Definition:Insured plan

📋 Insured plan refers to an employee benefit arrangement — most commonly for health, dental, life, or disability coverage — in which an insurance carrier assumes the financial risk of paying claims on behalf of the sponsoring employer. Unlike a self-insured plan, where the employer funds claims directly out of its own assets, an insured plan transfers that exposure to a licensed insurer in exchange for a fixed premium. This structure is particularly common among small and mid-sized employers who lack the cash reserves or risk tolerance to absorb variable claims costs.

⚙️ Under this arrangement, the employer purchases a group insurance policy from a carrier and pays premiums — often on a monthly per-employee basis. The insurer then bears the obligation to pay covered claims according to the policy's benefit schedule and terms. The carrier handles claims administration, maintains reserves, files required regulatory reports, and complies with state insurance regulations governing the product. Because the insurer is on the hook for claims, premiums are typically set using the carrier's actuarial models that factor in the employer's group demographics, historical loss experience, and broader risk-pool trends.

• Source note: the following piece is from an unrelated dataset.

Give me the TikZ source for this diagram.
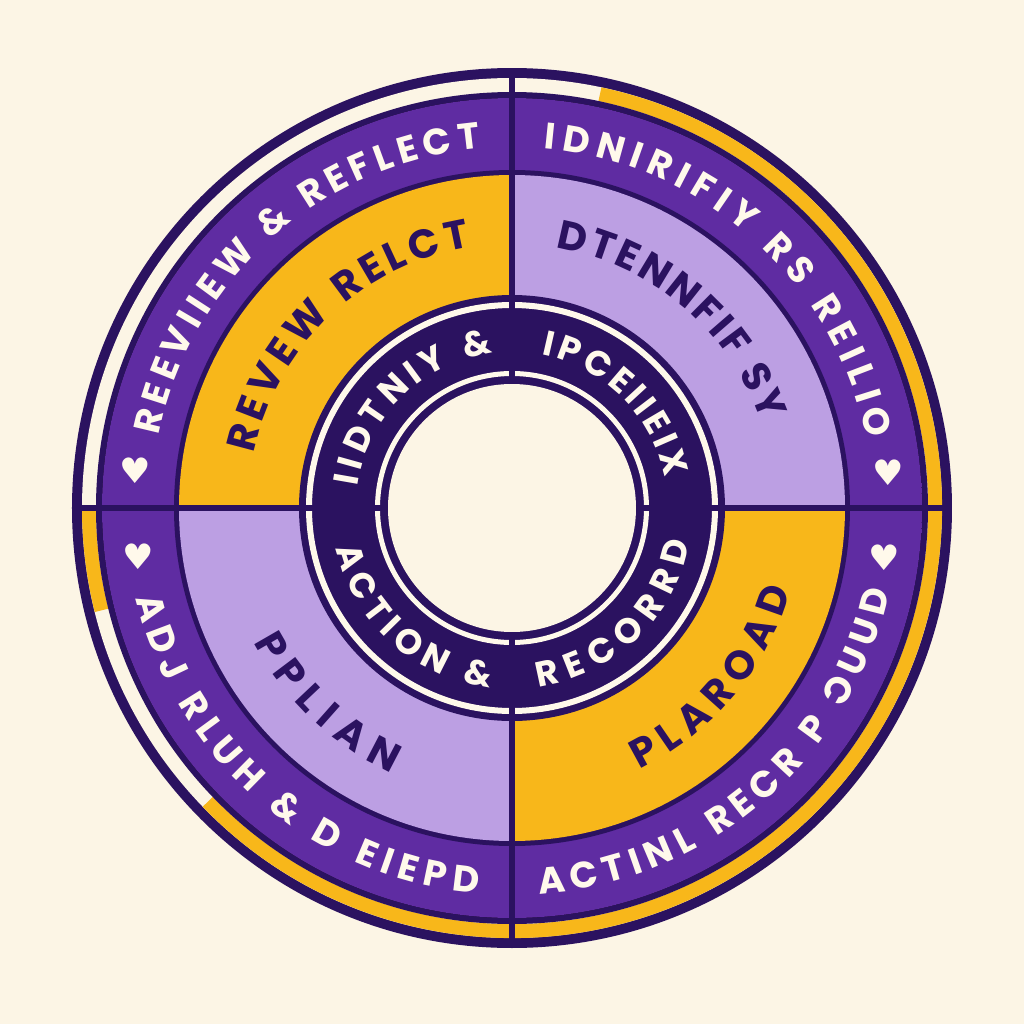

💡 For employers evaluating how to structure their benefits programs, choosing between an insured and a self-insured plan is one of the most consequential decisions on the table. An insured plan offers predictability: the employer knows its cost up front and delegates the volatility of claims to the carrier, which can be especially valuable during years of unexpectedly high utilization. The trade-off is less control over plan design and potentially higher long-term costs, since the carrier's premium includes margins for profit, administration, and risk. From the insurer's perspective, group insured plans represent a core revenue stream and a competitive battleground where insurtech platforms are increasingly helping carriers streamline quoting, enrollment, and servicing.